**Required task:** Print the listing below from its opening line through the line holding "d in months]", both ends included.

**Given material:**
START
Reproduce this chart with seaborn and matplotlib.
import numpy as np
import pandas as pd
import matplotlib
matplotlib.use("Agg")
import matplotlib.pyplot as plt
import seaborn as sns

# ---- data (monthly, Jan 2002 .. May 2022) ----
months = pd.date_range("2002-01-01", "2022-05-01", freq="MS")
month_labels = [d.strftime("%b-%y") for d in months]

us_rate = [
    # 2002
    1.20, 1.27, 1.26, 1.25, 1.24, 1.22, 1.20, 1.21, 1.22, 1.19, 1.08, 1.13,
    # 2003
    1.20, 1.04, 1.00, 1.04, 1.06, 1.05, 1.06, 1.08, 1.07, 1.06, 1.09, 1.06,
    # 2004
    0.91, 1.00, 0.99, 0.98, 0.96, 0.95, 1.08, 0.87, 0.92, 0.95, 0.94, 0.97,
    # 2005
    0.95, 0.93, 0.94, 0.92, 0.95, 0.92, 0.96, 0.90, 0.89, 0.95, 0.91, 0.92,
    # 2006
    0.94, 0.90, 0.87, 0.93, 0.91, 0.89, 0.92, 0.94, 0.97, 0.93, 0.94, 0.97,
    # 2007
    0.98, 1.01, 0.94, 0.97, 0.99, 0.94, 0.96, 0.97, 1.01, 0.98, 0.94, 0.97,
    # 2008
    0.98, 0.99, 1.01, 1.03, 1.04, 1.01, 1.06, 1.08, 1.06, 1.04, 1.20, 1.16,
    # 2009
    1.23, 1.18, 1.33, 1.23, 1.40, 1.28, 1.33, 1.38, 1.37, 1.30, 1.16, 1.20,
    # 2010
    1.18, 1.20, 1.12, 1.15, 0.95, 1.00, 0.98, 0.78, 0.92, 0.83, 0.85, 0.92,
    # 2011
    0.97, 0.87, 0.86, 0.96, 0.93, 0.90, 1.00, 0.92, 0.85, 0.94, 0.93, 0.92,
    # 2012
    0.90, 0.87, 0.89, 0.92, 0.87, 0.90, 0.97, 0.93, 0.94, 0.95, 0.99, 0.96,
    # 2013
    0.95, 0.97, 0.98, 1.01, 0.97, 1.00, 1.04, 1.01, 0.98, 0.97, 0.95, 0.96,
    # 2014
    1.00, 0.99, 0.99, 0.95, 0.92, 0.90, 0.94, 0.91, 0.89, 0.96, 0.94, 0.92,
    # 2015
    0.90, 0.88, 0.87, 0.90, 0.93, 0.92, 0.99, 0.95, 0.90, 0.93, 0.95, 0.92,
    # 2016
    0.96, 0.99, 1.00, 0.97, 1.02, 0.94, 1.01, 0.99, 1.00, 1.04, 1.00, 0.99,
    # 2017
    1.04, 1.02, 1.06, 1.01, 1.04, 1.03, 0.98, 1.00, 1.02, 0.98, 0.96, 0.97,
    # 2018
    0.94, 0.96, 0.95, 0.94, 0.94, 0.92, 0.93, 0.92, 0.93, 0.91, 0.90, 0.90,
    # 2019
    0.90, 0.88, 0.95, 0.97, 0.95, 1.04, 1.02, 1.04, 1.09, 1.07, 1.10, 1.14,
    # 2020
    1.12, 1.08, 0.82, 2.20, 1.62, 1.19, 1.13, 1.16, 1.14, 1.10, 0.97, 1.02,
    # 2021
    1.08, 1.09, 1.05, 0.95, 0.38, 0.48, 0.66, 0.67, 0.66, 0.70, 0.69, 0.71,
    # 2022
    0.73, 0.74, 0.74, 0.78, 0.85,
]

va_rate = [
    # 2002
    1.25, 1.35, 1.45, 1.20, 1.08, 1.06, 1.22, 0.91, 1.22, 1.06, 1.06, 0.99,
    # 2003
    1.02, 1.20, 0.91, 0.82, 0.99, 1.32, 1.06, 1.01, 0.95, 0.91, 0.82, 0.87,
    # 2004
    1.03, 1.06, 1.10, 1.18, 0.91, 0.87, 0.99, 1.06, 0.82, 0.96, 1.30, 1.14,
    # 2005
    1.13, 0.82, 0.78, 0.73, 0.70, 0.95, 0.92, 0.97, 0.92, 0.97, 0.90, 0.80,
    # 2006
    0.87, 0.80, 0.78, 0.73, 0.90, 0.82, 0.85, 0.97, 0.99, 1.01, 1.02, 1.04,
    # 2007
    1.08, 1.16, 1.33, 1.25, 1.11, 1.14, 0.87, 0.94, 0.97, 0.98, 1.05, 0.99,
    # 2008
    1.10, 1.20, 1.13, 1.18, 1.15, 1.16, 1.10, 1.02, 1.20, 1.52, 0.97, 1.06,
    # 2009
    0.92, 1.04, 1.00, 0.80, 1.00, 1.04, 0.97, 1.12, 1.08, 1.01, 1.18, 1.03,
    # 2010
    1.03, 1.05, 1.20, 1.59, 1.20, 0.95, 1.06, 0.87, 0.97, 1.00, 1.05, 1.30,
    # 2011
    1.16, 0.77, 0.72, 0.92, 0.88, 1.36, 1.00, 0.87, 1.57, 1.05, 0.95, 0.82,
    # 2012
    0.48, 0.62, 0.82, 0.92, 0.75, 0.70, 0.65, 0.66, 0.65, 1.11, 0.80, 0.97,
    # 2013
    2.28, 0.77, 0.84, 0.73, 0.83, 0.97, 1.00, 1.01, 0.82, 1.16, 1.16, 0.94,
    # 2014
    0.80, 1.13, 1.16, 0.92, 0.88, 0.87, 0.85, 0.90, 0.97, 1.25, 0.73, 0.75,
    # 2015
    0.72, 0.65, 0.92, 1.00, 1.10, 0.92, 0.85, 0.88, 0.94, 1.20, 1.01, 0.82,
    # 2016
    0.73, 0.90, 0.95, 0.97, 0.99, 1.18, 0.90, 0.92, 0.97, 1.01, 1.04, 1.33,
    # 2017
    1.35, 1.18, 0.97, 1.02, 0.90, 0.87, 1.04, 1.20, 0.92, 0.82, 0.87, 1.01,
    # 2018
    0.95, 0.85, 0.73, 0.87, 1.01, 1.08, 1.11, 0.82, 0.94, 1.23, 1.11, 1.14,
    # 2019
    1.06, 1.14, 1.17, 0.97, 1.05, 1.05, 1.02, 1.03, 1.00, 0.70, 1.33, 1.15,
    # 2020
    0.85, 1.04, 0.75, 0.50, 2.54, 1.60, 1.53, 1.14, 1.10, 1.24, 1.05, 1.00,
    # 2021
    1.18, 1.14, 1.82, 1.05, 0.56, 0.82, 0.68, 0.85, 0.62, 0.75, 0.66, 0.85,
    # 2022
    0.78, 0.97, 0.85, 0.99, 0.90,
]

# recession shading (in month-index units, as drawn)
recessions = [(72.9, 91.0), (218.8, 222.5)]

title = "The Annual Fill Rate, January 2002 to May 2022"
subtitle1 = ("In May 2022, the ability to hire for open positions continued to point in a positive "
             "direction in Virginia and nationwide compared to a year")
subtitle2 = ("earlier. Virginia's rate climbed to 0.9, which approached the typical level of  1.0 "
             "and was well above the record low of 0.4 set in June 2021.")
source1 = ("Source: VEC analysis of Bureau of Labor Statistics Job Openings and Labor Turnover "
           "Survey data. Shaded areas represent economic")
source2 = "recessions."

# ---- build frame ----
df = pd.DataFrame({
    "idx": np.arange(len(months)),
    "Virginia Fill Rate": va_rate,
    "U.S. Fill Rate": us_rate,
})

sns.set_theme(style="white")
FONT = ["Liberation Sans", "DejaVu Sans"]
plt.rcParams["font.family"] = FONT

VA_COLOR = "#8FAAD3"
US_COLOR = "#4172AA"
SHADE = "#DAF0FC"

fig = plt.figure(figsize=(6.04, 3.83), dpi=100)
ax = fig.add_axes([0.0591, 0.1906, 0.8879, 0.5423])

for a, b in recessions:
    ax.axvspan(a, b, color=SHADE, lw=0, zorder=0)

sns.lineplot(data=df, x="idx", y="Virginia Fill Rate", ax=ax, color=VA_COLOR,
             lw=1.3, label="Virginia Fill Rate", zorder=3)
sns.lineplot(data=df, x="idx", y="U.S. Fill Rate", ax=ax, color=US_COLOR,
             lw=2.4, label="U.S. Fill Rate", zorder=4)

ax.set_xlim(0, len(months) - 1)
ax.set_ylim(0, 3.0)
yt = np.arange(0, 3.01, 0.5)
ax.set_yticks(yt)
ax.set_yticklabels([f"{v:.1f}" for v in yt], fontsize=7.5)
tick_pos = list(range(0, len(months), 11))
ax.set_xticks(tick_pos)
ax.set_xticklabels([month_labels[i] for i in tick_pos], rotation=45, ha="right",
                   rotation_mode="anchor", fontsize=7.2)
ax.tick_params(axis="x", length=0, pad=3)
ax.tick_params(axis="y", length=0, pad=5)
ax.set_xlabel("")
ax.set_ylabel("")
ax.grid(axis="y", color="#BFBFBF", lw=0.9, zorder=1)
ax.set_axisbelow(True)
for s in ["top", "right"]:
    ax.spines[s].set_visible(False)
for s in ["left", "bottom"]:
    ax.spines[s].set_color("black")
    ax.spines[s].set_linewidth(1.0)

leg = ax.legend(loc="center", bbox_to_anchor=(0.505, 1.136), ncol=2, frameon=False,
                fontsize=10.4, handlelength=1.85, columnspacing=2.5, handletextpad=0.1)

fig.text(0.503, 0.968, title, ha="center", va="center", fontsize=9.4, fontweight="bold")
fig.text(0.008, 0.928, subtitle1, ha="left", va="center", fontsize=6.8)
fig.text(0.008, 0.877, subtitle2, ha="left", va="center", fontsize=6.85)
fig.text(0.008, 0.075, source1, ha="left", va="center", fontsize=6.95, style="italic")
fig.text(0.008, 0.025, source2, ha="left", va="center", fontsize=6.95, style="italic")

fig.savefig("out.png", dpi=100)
END
**Response below:**
Reproduce this chart with seaborn and matplotlib.
import numpy as np
import pandas as pd
import matplotlib
matplotlib.use("Agg")
import matplotlib.pyplot as plt
import seaborn as sns

# ---- data (monthly, Jan 2002 .. May 2022) ----
months = pd.date_range("2002-01-01", "2022-05-01", freq="MS")
month_labels = [d.strftime("%b-%y") for d in months]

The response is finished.